Chuck Wheelock and John DeHaan painting Main Ranch gate, Ninety-Six Ranch |
There are different kinds of chores on a ranch. Dyed-in-the-wool cowboys prefer work on horseback. In the hierarchy of ranch employees there are bosses, buckaroos, ranch hands, and helpers. Below foreman or cow boss come buckaroos, expert horsemen at the center of the work. The special buckaroos who start colts (break horses)--often called "bronc busters" or "bronc peelers"--enjoy great respect if the job is skillfully and humanely done. Third in order are ranch hands and mechanics, who, though they also ride and help with herd work, are better at farming and equipment maintenance. A good mechanic is vital to the successful operation of a modern ranch, and a top one is harder to find than a top rider. Increasingly sophisticated and cranky haying equipment and machines, draped in grapevines of hydraulic lines, demand mechanical ability to keep them working right. Savvy in the shop is as important as savvy in the sagebrush, and the shaky state of the cow business makes the switch into full-time agriculture more socially acceptable for both employers and employees as time goes by. An "irrigator" is a ranch hand charged with properly managing and operating the agricultural watering system on the home ranch. Cooks and wranglers (who care for the horses) fall into this third group of men, too.
|
Carlo Recanzone started riding a horse at twelve and well remembers the oldtime buckaroos who taught him the profession. "They were real good teachers, but they were rough!" Boys of twelve would find it difficult to rise cheerfully before dawn, eat breakfast, go off in the chill mist, work, and return saddle-weary and hungry after dark. Every youngster comes to a moment that vividly marks the plateau when mastery of the skills is within sight. Many stories are told about losing cattle out in some canyon or desert draw; among the countless sins a boy or green hand could commit--from neglecting to keep closed gates closed and open gates open to jamming a hot iron on a cow sideways--the neglect or loss of cattle is very serious. A loss of a single cow can mean the loss of thousands of dollars, as well as wasted effort to locate the beast. A common mistake made by new or careless buckaroos is the needless hurrying along of walking cattle, and many a boy has been reprimanded for "chousing the cows."

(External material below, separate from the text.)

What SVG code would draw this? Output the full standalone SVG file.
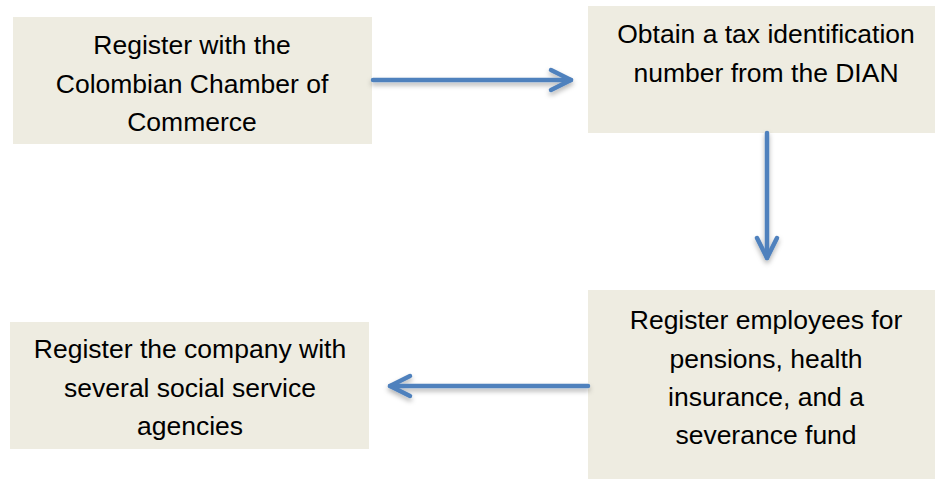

Recanzone's son Butch, 30, has two words for how you learn to buckaroo: "Hard way." That is how young men have always gained proficiency in a trade or profession, whether as a cowboy or a stonemason, a sailor or a trial lawyer. As Butch Recanzone said in October 1979:
All it is is just another learnin' process. Trial and error. When you mess up you know about it, and the next time you don't do it. . . . You tried to pattern yourself after what they did.At a certain point, not at all mysterious, you make the grade. You know you have made it because the old hands stop calling you "boy."
Henry and Clay Taylor distributing hay on trailer, Taylors' Triple T Ranch, March 1980 |
Given an ordinary physique and a willingness to work, the essentials of skillful performance as a buckaroo boil down, as Les Stewart says, to a single ingredient: "judgment." Good judgment leads to the ability to be at "the right place at the right time" when riding and working. Mr. Stewart believes that good judgment, and the "right place at the right time" ability, make the difference between a good cowhand and simply a man mounted on a horse.